Verification Through Eigenvalues

Let me verify this using the actual roots. The polynomial $x^3 - 2x^2 - 3x + 1 = 0$ has roots $\alpha, \beta, \gamma$ with: - $\alpha + \beta + \gamma = 2$ - $\alpha\beta + \alpha\gamma + \beta\gamma = -3$ - $\alpha\beta\gamma = -1$ So indeed $\det(A) = \alpha\beta\gamma = -1$.

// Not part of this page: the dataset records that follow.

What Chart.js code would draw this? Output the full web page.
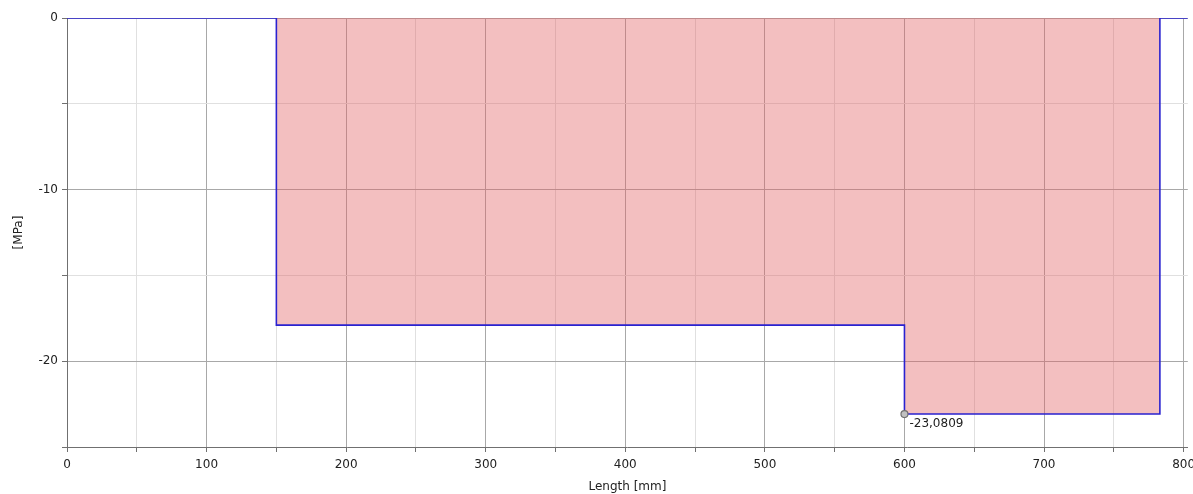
<!DOCTYPE html>
<html lang="en">
<head>
    <meta charset="UTF-8">
    <title>Stress along length</title>
    <style>
        body {
            margin: 0;
            padding: 0;
            background: #fff;
        }
        .chart-box {
            position: relative;
            width: 1193px;
            height: 494px;
        }
    </style>
</head>
<body>
    <div class="chart-box">
        <canvas id="stressChart"></canvas>
    </div>

    <script src="https://cdn.jsdelivr.net/npm/chart.js"></script>
    <script>
        // step profile
        const lengthMm = [0, 150, 150, 600, 600, 783, 783, 803];
        const stressMPa = [0, 0, -17.9, -17.9, -23.0809, -23.0809, 0, 0];

        // marked minimum
        const markerX = [600];
        const markerY = [-23.0809];
        const markerText = ['-23,0809'];

        const xMajor = 100, yMajor = 10;

        const gridColor = (major) => (ctx) =>
            (ctx.tick && ctx.tick.value % major === 0) ? '#a8a8a8' : '#e0e0e0';

        const labelFont = { family: 'DejaVu Sans', size: 12 };

        const markerLabel = {
            id: 'markerLabel',
            afterDatasetsDraw(chart) {
                const { ctx, scales } = chart;
                ctx.save();
                ctx.font = '12px "DejaVu Sans", sans-serif';
                ctx.fillStyle = '#222';
                ctx.textBaseline = 'top';
                markerX.forEach((x, i) => {
                    ctx.fillText(markerText[i],
                        scales.x.getPixelForValue(x) + 5,
                        scales.y.getPixelForValue(markerY[i]) + 4);
                });
                ctx.restore();
            }
        };

        const ctx = document.getElementById('stressChart').getContext('2d');
        new Chart(ctx, {
            type: 'scatter',
            data: {
                datasets: [{
                    data: lengthMm.map((x, i) => ({ x: x, y: stressMPa[i] })),
                    order: 1,
                    showLine: true,
                    borderColor: '#2a22d0',
                    borderWidth: 1.6,
                    backgroundColor: 'rgba(225, 95, 98, 0.4)',
                    fill: 'origin',
                    pointRadius: 0,
                    tension: 0
                }, {
                    data: markerX.map((x, i) => ({ x: x, y: markerY[i] })),
                    order: 0,
                    pointRadius: 3.5,
                    pointBackgroundColor: '#c0c0c0',
                    pointBorderColor: '#707070',
                    pointBorderWidth: 1.2
                }]
            },
            options: {
                responsive: true,
                maintainAspectRatio: false,
                animation: false,
                layout: {
                    padding: { top: 18, right: 5, left: 0, bottom: 0 }
                },
                plugins: {
                    legend: { display: false },
                    tooltip: { enabled: false }
                },
                scales: {
                    x: {
                        type: 'linear',
                        min: 0,
                        max: 803,
                        afterFit: (s) => { s.height = 47; s.paddingRight = 0; },
                        border: { color: '#707070' },
                        grid: {
                            color: gridColor(xMajor),
                            tickColor: '#707070',
                            tickLength: 5
                        },
                        ticks: {
                            stepSize: 50,
                            includeBounds: false,
                            maxRotation: 0,
                            autoSkip: false,
                            padding: 6,
                            color: '#222',
                            font: labelFont,
                            callback: (v) => v % xMajor === 0 ? v : ''
                        },
                        title: {
                            display: true,
                            text: 'Length [mm]',
                            color: '#222',
                            font: labelFont,
                            padding: { top: 0, bottom: 0 }
                        }
                    },
                    y: {
                        min: -25,
                        max: 0,
                        afterFit: (s) => { s.width = 67; },
                        border: { color: '#707070' },
                        grid: {
                            color: gridColor(yMajor),
                            tickColor: '#707070',
                            tickLength: 5
                        },
                        ticks: {
                            stepSize: 5,
                            autoSkip: false,
                            padding: 4,
                            color: '#222',
                            font: labelFont,
                            callback: (v) => (v % yMajor === 0 && v !== -25) ? v : ''
                        },
                        title: {
                            display: true,
                            text: '[MPa]',
                            color: '#222',
                            font: labelFont,
                            padding: { top: 12, bottom: 4 }
                        }
                    }
                }
            },
            plugins: [markerLabel]
        });
    </script>
</body>
</html>
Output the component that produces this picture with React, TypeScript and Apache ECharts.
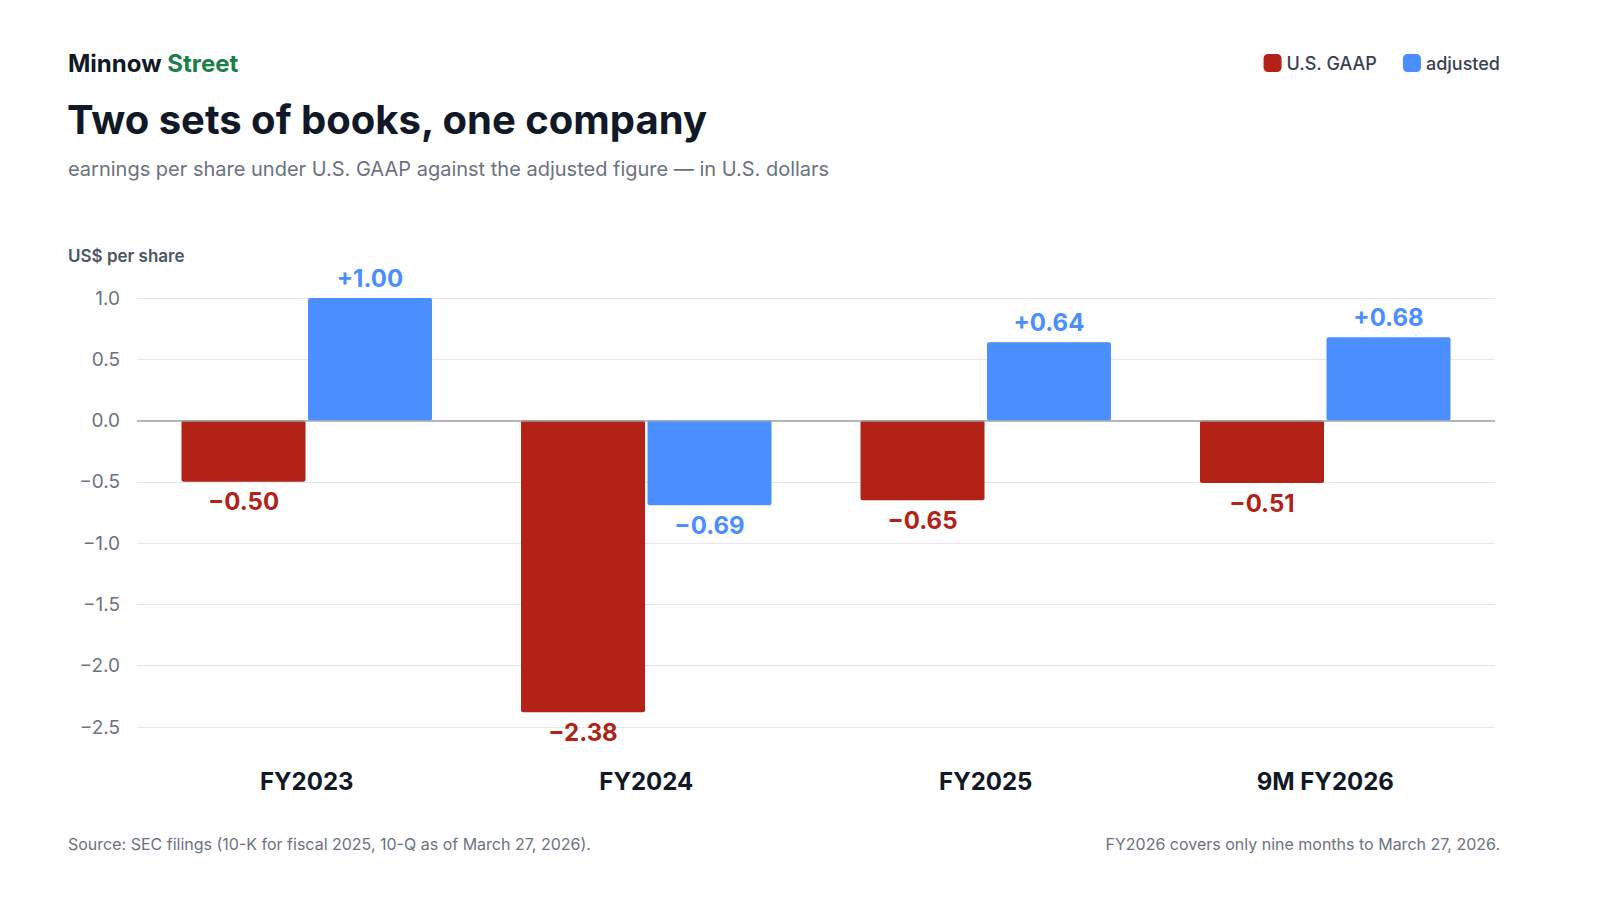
import React, { useEffect, useRef } from "react";
import * as echarts from "echarts";

const categories = ["FY2023", "FY2024", "FY2025", "9M FY2026"];
const gaap = [-0.5, -2.38, -0.65, -0.51];
const adjusted = [1.0, -0.69, 0.64, 0.68];
const yTicks = [-2.5, -2.0, -1.5, -1.0, -0.5, 0.0, 0.5, 1.0];

const RED = "#B22217";
const BLUE = "#4A8EFF";
const F = "Inter, 'Noto Sans', sans-serif";

const fmt = (v: number) => (v > 0 ? "+" : v < 0 ? "\u2212" : "") + Math.abs(v).toFixed(2);

export default function App() {
  const ref = useRef<HTMLDivElement>(null);
  useEffect(() => {
    const chart = echarts.init(ref.current!, null, { renderer: "svg" });
    const lbl = (color: string) => ({
      show: true,
      color,
      fontFamily: F,
      fontWeight: "bold" as const,
      fontSize: 24,
      distance: 8,
      formatter: (p: any) => fmt(p.value),
      position: "top" as const,
    });
    const mk = (arr: number[], color: string) =>
      arr.map((v) => ({
        value: v,
        label: { ...lbl(color), position: v >= 0 ? "top" : "bottom" },
      }));
    chart.setOption({
      animation: false,
      textStyle: { fontFamily: F },
      title: [
        { text: "{a|Minnow }{b|Street}", left: 63, top: 46, textStyle: { rich: { a: { fontSize: 24, fontWeight: "bold", color: "#111827", fontFamily: F }, b: { fontSize: 24, fontWeight: "bold", color: "#1A7F4B", fontFamily: F } } } },
        { text: "Two sets of books, one company", left: 62, top: 94, textStyle: { fontSize: 40, fontWeight: "bold", color: "#111827", fontFamily: F, letterSpacing: -1 } },
        { text: "earnings per share under U.S. GAAP against the adjusted figure \u2014 in U.S. dollars", left: 63, top: 154, textStyle: { fontSize: 20, fontWeight: "normal", color: "#6B7280", fontFamily: F } },
        { text: "US$ per share", left: 63, top: 242, textStyle: { fontSize: 17, fontWeight: 600, color: "#4B5563", fontFamily: F } },
        { text: "Source: SEC filings (10-K for fiscal 2025, 10-Q as of March 27, 2026).", left: 63, top: 831, textStyle: { fontSize: 16, fontWeight: "normal", color: "#6B7280", fontFamily: F } },
        { text: "FY2026 covers only nine months to March 27, 2026.", right: 95, top: 831, textStyle: { fontSize: 16, fontWeight: "normal", color: "#6B7280", fontFamily: F } },
      ],
      legend: {
        right: 95, top: 49, itemWidth: 18, itemHeight: 18, itemGap: 26,
        icon: "roundRect",
        textStyle: { fontSize: 18, fontWeight: 500, color: "#374151", fontFamily: F },
        data: ["U.S. GAAP", "adjusted"],
      },
      grid: { left: 137, right: 105, top: 298, bottom: 173 },
      xAxis: {
        type: "category", data: categories,
        axisLine: { show: false }, axisTick: { show: false },
        axisLabel: { margin: 42, fontSize: 24, fontWeight: "bold", color: "#111827", fontFamily: F },
      },
      yAxis: {
        type: "value", min: -2.5, max: 1.0, interval: 0.5,
        axisLabel: { fontSize: 19, color: "#6B7280", margin: 17, fontFamily: F,
          formatter: (v: number) => (v < 0 ? "\u2212" : "") + Math.abs(v).toFixed(1) },
        splitLine: { lineStyle: { color: "#E5E7EB" } },
      },
      series: [
        { name: "U.S. GAAP", type: "bar", data: mk(gaap, RED), barWidth: 124, barGap: "2%",
          itemStyle: { color: RED, borderRadius: 2 },
          markLine: { silent: true, symbol: "none", label: { show: false }, lineStyle: { color: "#9CA3AF", type: "solid", width: 1.5 }, data: [{ yAxis: 0 }] } },
        { name: "adjusted", type: "bar", data: mk(adjusted, BLUE), barWidth: 124,
          itemStyle: { color: BLUE, borderRadius: 2 } },
      ],
    });
    return () => chart.dispose();
  }, []);
  return <div ref={ref} style={{ width: 1600, height: 900, margin: -8 }} />;
}
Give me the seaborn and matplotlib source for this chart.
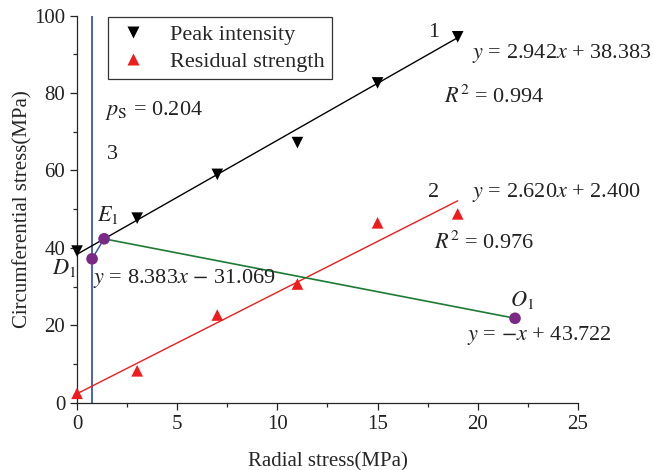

Why This Problem Was Tricky

This problem had several layers of subtlety: 1. **Minimal vs Characteristic Polynomials**: Initially confusing what conditions the given matrix equation imposes. 2. **Irreducibility**: Understanding that the irreducibility of the polynomial over $\mathbb{Q}$ severely constrains the possible matrices. 3. **Algebraic Integer Theory**: Recognizing that integer matrices have eigenvalues that are algebraic integers. 4. **Rational Canonical Form**: Understanding how the structure theory of linear transformations applies to this concrete problem. The key insight was realizing that the irreducibility of $x^3 - 2x^2 - 3x + 1$ over $\mathbb{Q}$ forces this to be both the minimal and characteristic polynomial of any integer matrix satisfying the given equation.

Conclusion

The answer is that $\det(A) = -1$ is the unique possible value. This problem beautifully illustrates how constraints that seem purely computational (finding eigenvalues) actually involve deep structural questions about polynomials, field extensions, and the representation theory of linear transformations. The path through the problem pit revealed connections between elementary linear algebra and sophisticated algebraic number theory.